Minter doesn’t expect the bill to have any trouble getting passed, calling much of the bill “particularly straightforward.” He went on to explain the importance of this bill for the transgender community.

“Being able to get ID that reflects your gender is … critically important, if you think about all the circumstances in your everyday life that you have to show someone some form of identification,” he said. “Being able to present a driver’s license that accurately reflects your gender is so important to protect people’s privacy, so that you’re not outed as transgender every time you have to show ID when you pay with a credit card, for example.

“When you’re traveling internationally, it’s so important to have a passport that accurately reflects your gender so that you’re not being questioned or subjected to potentially invasive searches or detention or something like that. Because it can be confusing if you have a gender marker that’s different than what you appear to be, people might question the legitimacy of your identity.”
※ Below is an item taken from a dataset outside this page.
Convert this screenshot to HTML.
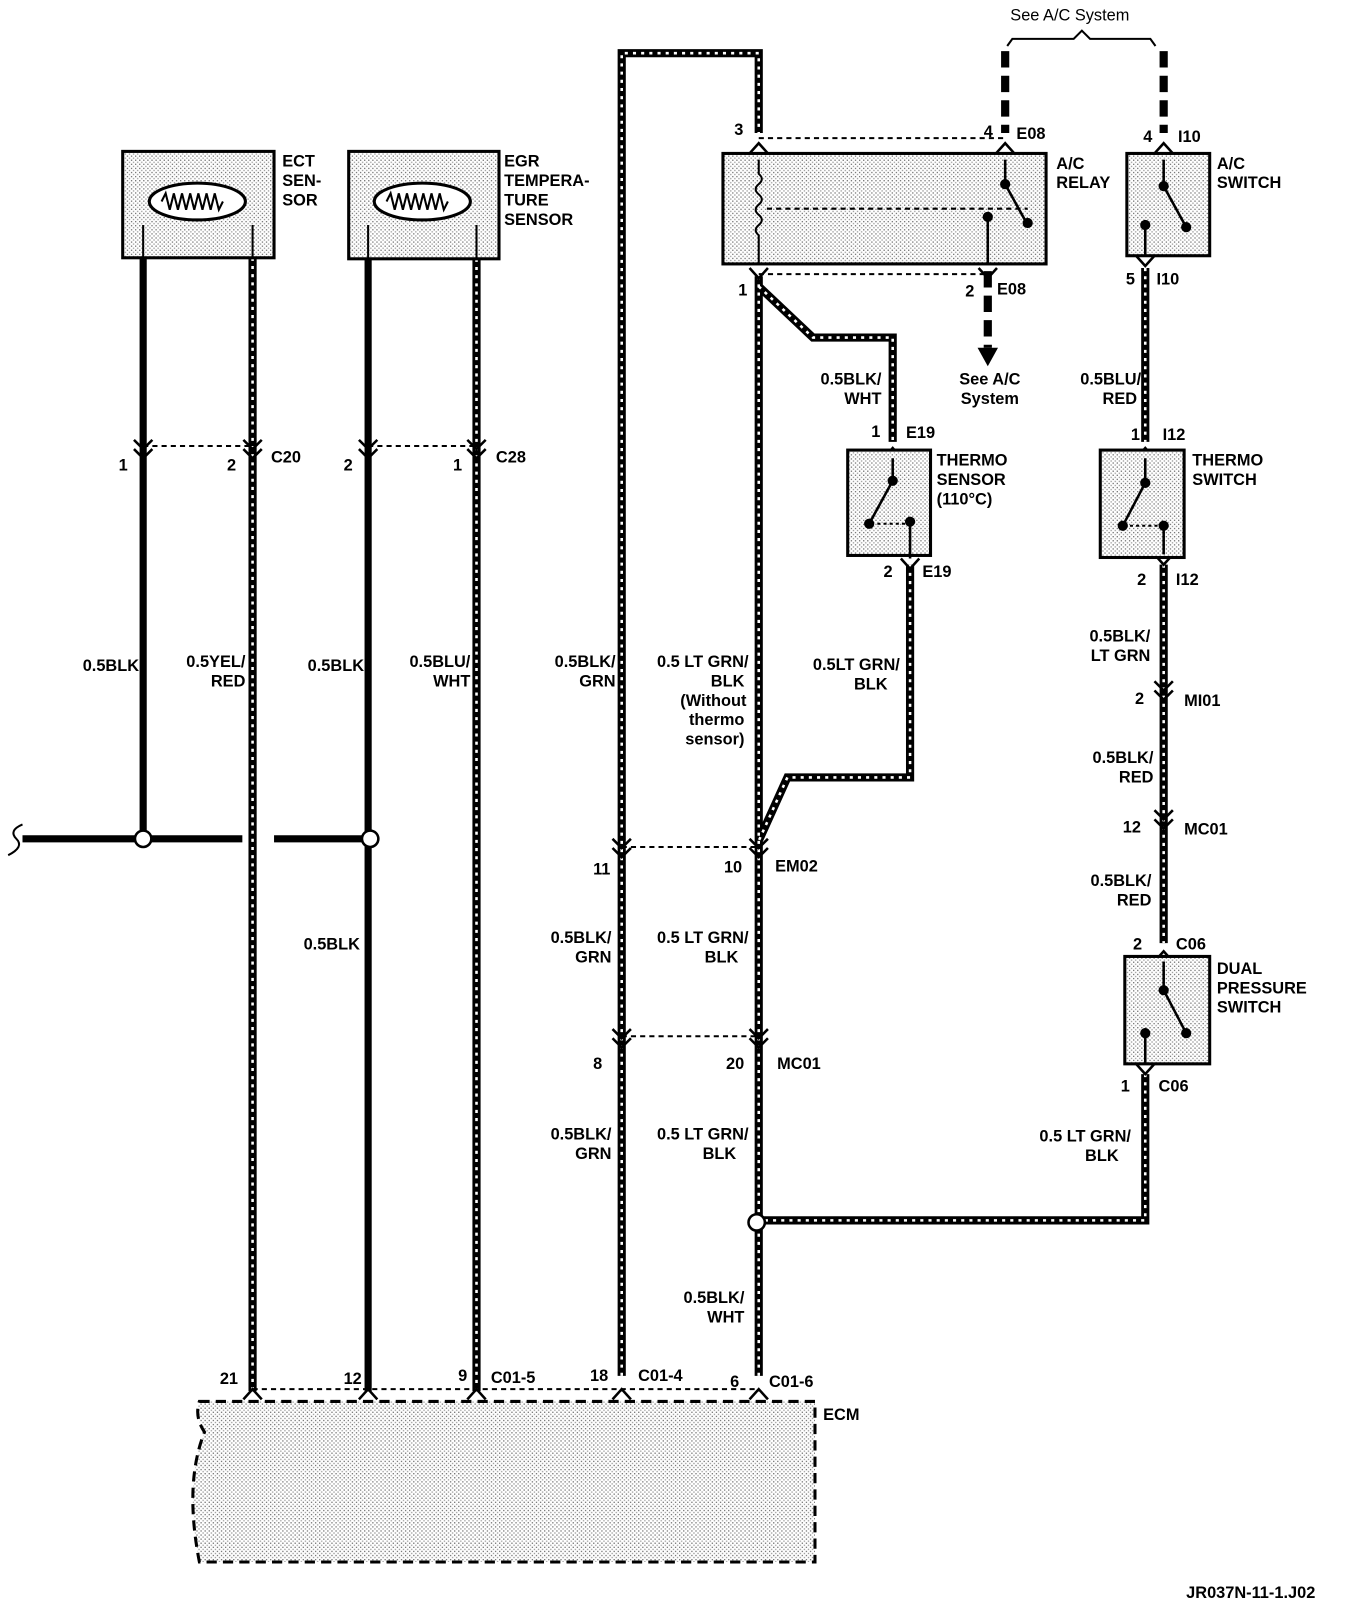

Selection of the non-binary option on state ID could potentially cause some confusion, however, as federal identification still only allows for selection of male or female, according to the Jurist.com report. Because of this, those considering the potential new gender option should think carefully before doing so.

“I do think anyone who’s considering doing that should go in with eyes open, it could cause some difficulties,” Minter said. “It could possibly make it difficult to get a federal passport, because right now the options on federal passports are male or female. So people should think about what’s best for them and their particular circumstances … So I definitely think that as we make this option available to people, we also encourage them to really be thoughtful and think about their particular circumstances and be aware that having an ID that identifies you as non-binary could actually cause some issues.”

The bill can be acted upon on Feb. 24 or after that date, according to the Legislature's website.